* [Goal of the exercise]: Your task is to repeat all of the data exactly while excluding the pictures.

* [Stored data]:
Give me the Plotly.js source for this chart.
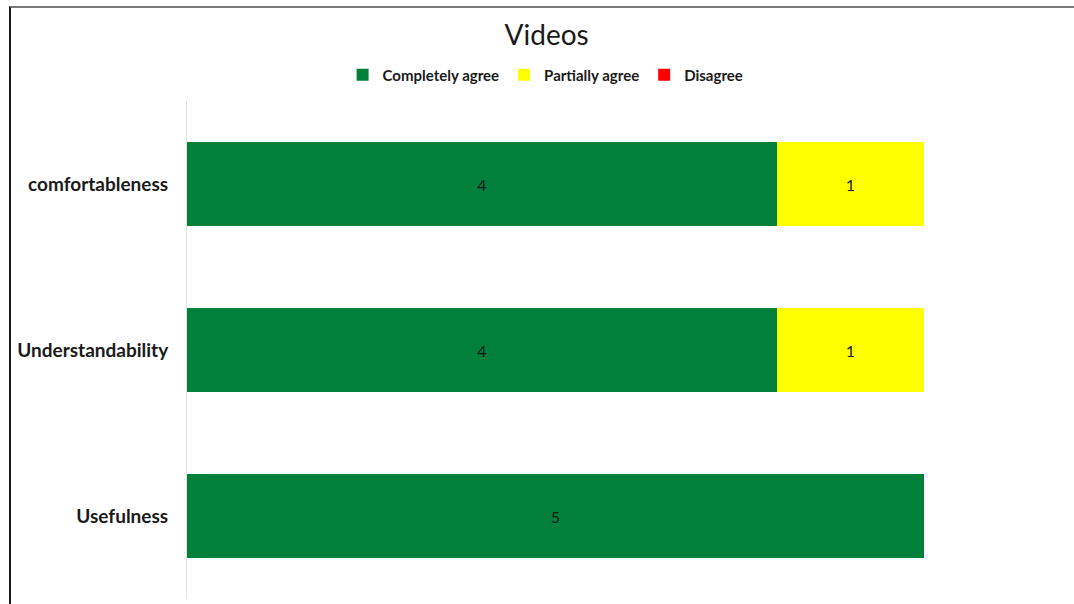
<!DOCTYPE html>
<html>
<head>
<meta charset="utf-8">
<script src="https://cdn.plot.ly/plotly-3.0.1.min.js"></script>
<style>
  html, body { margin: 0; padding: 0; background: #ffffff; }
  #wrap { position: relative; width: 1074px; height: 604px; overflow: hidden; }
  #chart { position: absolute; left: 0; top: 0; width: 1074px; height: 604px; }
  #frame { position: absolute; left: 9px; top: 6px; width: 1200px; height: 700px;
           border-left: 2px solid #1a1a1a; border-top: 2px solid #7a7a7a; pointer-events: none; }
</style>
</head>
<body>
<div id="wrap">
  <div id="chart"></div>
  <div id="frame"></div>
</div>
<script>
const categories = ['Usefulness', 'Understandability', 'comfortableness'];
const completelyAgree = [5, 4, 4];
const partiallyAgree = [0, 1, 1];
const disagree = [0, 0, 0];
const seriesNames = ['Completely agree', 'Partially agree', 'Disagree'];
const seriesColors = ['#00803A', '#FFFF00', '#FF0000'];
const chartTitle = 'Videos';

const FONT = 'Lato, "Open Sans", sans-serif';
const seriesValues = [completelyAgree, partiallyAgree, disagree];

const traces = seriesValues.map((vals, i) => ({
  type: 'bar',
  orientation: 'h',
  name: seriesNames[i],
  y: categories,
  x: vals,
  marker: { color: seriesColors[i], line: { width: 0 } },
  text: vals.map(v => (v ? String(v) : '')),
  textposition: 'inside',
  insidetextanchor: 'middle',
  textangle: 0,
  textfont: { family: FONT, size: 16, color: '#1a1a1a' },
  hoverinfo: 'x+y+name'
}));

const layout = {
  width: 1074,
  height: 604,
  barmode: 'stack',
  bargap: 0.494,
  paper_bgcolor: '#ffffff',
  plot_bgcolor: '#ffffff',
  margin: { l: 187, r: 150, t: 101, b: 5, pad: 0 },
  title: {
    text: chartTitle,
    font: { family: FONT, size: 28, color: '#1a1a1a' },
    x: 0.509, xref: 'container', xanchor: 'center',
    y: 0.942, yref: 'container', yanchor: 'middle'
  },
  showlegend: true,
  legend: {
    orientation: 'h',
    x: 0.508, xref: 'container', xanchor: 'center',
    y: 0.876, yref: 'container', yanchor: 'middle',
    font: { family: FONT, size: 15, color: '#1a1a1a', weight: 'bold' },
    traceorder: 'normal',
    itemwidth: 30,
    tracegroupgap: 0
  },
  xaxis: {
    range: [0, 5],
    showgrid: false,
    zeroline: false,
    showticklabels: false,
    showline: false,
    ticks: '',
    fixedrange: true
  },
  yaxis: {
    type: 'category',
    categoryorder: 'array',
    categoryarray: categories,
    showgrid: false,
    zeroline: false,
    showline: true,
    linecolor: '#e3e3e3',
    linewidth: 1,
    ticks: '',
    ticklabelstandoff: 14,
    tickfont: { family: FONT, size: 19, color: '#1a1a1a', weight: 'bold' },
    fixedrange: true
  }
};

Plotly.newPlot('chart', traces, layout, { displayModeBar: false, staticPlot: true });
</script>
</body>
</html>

* [Answer to the task]:
Give me the Plotly.js source for this chart.
<!DOCTYPE html>
<html>
<head>
<meta charset="utf-8">
<script src="https://cdn.plot.ly/plotly-3.0.1.min.js"></script>
<style>
  html, body { margin: 0; padding: 0; background: #ffffff; }
  #wrap { position: relative; width: 1074px; height: 604px; overflow: hidden; }
  #chart { position: absolute; left: 0; top: 0; width: 1074px; height: 604px; }
  #frame { position: absolute; left: 9px; top: 6px; width: 1200px; height: 700px;
           border-left: 2px solid #1a1a1a; border-top: 2px solid #7a7a7a; pointer-events: none; }
</style>
</head>
<body>
<div id="wrap">
  <div id="chart"></div>
  <div id="frame"></div>
</div>
<script>
const categories = ['Usefulness', 'Understandability', 'comfortableness'];
const completelyAgree = [5, 4, 4];
const partiallyAgree = [0, 1, 1];
const disagree = [0, 0, 0];
const seriesNames = ['Completely agree', 'Partially agree', 'Disagree'];
const seriesColors = ['#00803A', '#FFFF00', '#FF0000'];
const chartTitle = 'Videos';

const FONT = 'Lato, "Open Sans", sans-serif';
const seriesValues = [completelyAgree, partiallyAgree, disagree];

const traces = seriesValues.map((vals, i) => ({
  type: 'bar',
  orientation: 'h',
  name: seriesNames[i],
  y: categories,
  x: vals,
  marker: { color: seriesColors[i], line: { width: 0 } },
  text: vals.map(v => (v ? String(v) : '')),
  textposition: 'inside',
  insidetextanchor: 'middle',
  textangle: 0,
  textfont: { family: FONT, size: 16, color: '#1a1a1a' },
  hoverinfo: 'x+y+name'
}));

const layout = {
  width: 1074,
  height: 604,
  barmode: 'stack',
  bargap: 0.494,
  paper_bgcolor: '#ffffff',
  plot_bgcolor: '#ffffff',
  margin: { l: 187, r: 150, t: 101, b: 5, pad: 0 },
  title: {
    text: chartTitle,
    font: { family: FONT, size: 28, color: '#1a1a1a' },
    x: 0.509, xref: 'container', xanchor: 'center',
    y: 0.942, yref: 'container', yanchor: 'middle'
  },
  showlegend: true,
  legend: {
    orientation: 'h',
    x: 0.508, xref: 'container', xanchor: 'center',
    y: 0.876, yref: 'container', yanchor: 'middle',
    font: { family: FONT, size: 15, color: '#1a1a1a', weight: 'bold' },
    traceorder: 'normal',
    itemwidth: 30,
    tracegroupgap: 0
  },
  xaxis: {
    range: [0, 5],
    showgrid: false,
    zeroline: false,
    showticklabels: false,
    showline: false,
    ticks: '',
    fixedrange: true
  },
  yaxis: {
    type: 'category',
    categoryorder: 'array',
    categoryarray: categories,
    showgrid: false,
    zeroline: false,
    showline: true,
    linecolor: '#e3e3e3',
    linewidth: 1,
    ticks: '',
    ticklabelstandoff: 14,
    tickfont: { family: FONT, size: 19, color: '#1a1a1a', weight: 'bold' },
    fixedrange: true
  }
};

Plotly.newPlot('chart', traces, layout, { displayModeBar: false, staticPlot: true });
</script>
</body>
</html>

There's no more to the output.